REQUIRED TASK
Beginning with the opening line of the entries, return every line through the one containing "import seaborn as sns", both included, and nothing else. Omit pictures.

** start of THE DATA **

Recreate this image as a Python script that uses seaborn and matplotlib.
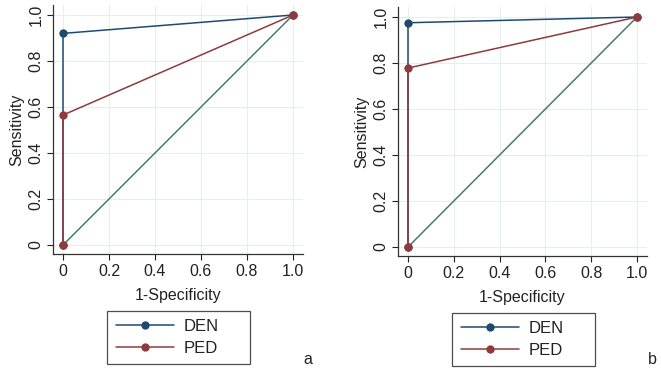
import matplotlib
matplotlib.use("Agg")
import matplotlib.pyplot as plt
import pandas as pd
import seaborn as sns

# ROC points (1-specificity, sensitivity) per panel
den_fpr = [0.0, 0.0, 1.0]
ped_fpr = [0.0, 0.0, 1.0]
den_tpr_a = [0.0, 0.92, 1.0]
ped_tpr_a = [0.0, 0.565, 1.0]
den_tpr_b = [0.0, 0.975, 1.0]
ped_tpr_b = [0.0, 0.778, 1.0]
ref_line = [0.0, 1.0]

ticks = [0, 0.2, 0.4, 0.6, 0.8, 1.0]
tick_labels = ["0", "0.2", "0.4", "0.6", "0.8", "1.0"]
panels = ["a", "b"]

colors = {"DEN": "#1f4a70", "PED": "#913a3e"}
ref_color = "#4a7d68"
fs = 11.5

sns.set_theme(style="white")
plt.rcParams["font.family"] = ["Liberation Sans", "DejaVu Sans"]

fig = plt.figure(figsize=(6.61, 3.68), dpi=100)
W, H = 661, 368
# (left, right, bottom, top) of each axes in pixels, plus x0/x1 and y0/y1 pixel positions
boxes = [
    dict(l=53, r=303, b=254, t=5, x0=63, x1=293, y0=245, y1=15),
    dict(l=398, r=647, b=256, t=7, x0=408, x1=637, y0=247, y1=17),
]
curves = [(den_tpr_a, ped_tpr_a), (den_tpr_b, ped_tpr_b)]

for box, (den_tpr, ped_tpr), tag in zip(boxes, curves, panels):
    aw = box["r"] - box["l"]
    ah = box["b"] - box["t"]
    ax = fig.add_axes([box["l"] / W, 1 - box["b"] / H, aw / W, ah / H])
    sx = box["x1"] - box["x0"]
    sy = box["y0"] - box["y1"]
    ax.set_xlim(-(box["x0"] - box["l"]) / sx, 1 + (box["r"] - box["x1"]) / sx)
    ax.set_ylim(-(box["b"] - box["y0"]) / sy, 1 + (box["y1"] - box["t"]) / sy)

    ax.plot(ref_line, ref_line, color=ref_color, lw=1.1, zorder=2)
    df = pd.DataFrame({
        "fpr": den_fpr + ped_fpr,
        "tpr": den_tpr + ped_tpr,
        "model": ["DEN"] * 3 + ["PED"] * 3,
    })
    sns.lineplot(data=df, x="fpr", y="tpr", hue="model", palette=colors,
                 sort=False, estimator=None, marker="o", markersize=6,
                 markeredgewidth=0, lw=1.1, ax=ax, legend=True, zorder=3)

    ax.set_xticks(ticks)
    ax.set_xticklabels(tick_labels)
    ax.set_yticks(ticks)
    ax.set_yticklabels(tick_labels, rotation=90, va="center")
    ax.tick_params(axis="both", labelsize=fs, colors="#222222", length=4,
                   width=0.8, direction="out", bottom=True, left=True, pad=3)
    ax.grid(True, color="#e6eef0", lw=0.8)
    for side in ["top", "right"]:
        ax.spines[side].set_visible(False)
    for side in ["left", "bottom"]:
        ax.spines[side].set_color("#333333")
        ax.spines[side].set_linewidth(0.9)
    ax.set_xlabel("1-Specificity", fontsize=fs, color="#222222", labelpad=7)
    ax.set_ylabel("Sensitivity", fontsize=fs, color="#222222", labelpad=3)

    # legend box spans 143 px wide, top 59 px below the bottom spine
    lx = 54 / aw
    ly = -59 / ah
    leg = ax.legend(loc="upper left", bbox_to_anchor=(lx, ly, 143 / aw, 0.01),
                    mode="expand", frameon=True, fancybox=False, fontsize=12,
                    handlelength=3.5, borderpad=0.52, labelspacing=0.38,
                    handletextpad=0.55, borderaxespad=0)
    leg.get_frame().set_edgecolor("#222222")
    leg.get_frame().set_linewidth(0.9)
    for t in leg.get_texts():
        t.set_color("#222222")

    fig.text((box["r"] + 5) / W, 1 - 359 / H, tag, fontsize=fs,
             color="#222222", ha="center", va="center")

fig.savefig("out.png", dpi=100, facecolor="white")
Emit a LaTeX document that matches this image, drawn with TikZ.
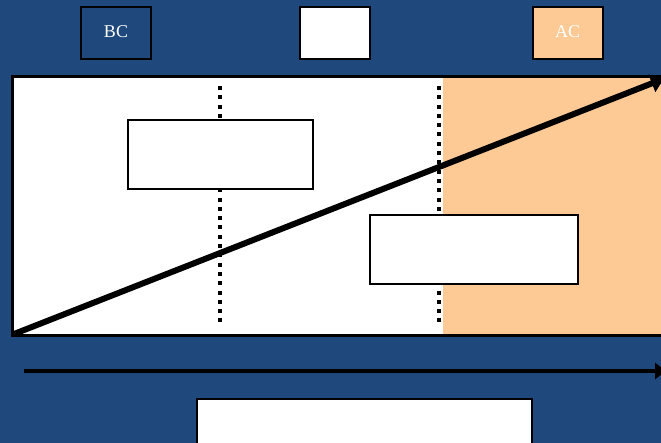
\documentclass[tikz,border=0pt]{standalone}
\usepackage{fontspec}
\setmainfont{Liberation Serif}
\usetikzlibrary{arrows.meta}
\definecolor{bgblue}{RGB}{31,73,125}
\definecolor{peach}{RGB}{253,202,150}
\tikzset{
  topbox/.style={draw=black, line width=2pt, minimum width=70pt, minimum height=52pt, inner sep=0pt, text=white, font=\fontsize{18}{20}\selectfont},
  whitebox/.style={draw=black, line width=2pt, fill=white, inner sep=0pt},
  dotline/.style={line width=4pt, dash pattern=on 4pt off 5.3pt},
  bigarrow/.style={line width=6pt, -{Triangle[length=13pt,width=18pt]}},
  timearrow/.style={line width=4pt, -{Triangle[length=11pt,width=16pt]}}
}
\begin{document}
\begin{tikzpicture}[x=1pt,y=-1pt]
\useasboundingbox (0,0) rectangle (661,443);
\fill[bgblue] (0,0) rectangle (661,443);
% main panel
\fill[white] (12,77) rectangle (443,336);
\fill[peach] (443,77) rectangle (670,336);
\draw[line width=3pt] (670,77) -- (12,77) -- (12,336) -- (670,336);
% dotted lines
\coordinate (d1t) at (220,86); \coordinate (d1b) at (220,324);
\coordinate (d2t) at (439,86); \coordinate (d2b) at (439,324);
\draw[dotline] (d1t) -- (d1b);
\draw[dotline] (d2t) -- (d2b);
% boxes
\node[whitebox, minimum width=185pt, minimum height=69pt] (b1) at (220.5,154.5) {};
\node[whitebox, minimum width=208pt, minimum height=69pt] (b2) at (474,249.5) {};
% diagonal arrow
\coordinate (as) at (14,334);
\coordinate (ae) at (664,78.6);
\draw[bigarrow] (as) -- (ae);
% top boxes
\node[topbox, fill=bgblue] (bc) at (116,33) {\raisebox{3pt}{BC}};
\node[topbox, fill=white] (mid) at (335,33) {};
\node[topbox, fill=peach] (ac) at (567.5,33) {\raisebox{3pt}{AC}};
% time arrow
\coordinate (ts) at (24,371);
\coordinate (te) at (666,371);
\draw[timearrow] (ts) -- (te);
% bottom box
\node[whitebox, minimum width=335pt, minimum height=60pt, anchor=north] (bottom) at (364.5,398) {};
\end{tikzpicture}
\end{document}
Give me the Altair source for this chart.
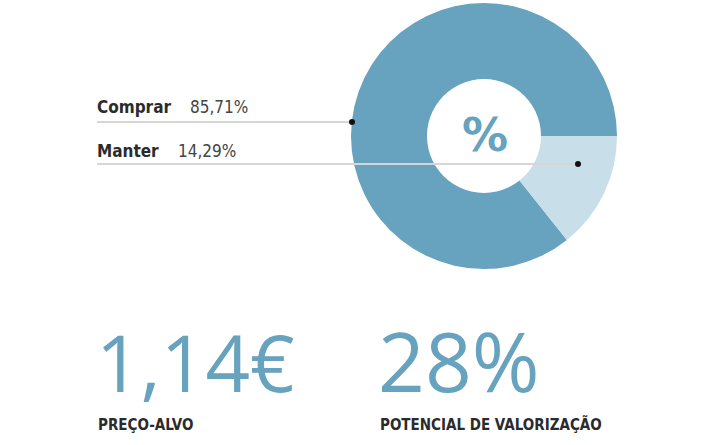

** end of THE DATA **

RESULT OF THIS TASK
Recreate this image as a Python script that uses seaborn and matplotlib.
import matplotlib
matplotlib.use("Agg")
import matplotlib.pyplot as plt
import pandas as pd
import seaborn as sns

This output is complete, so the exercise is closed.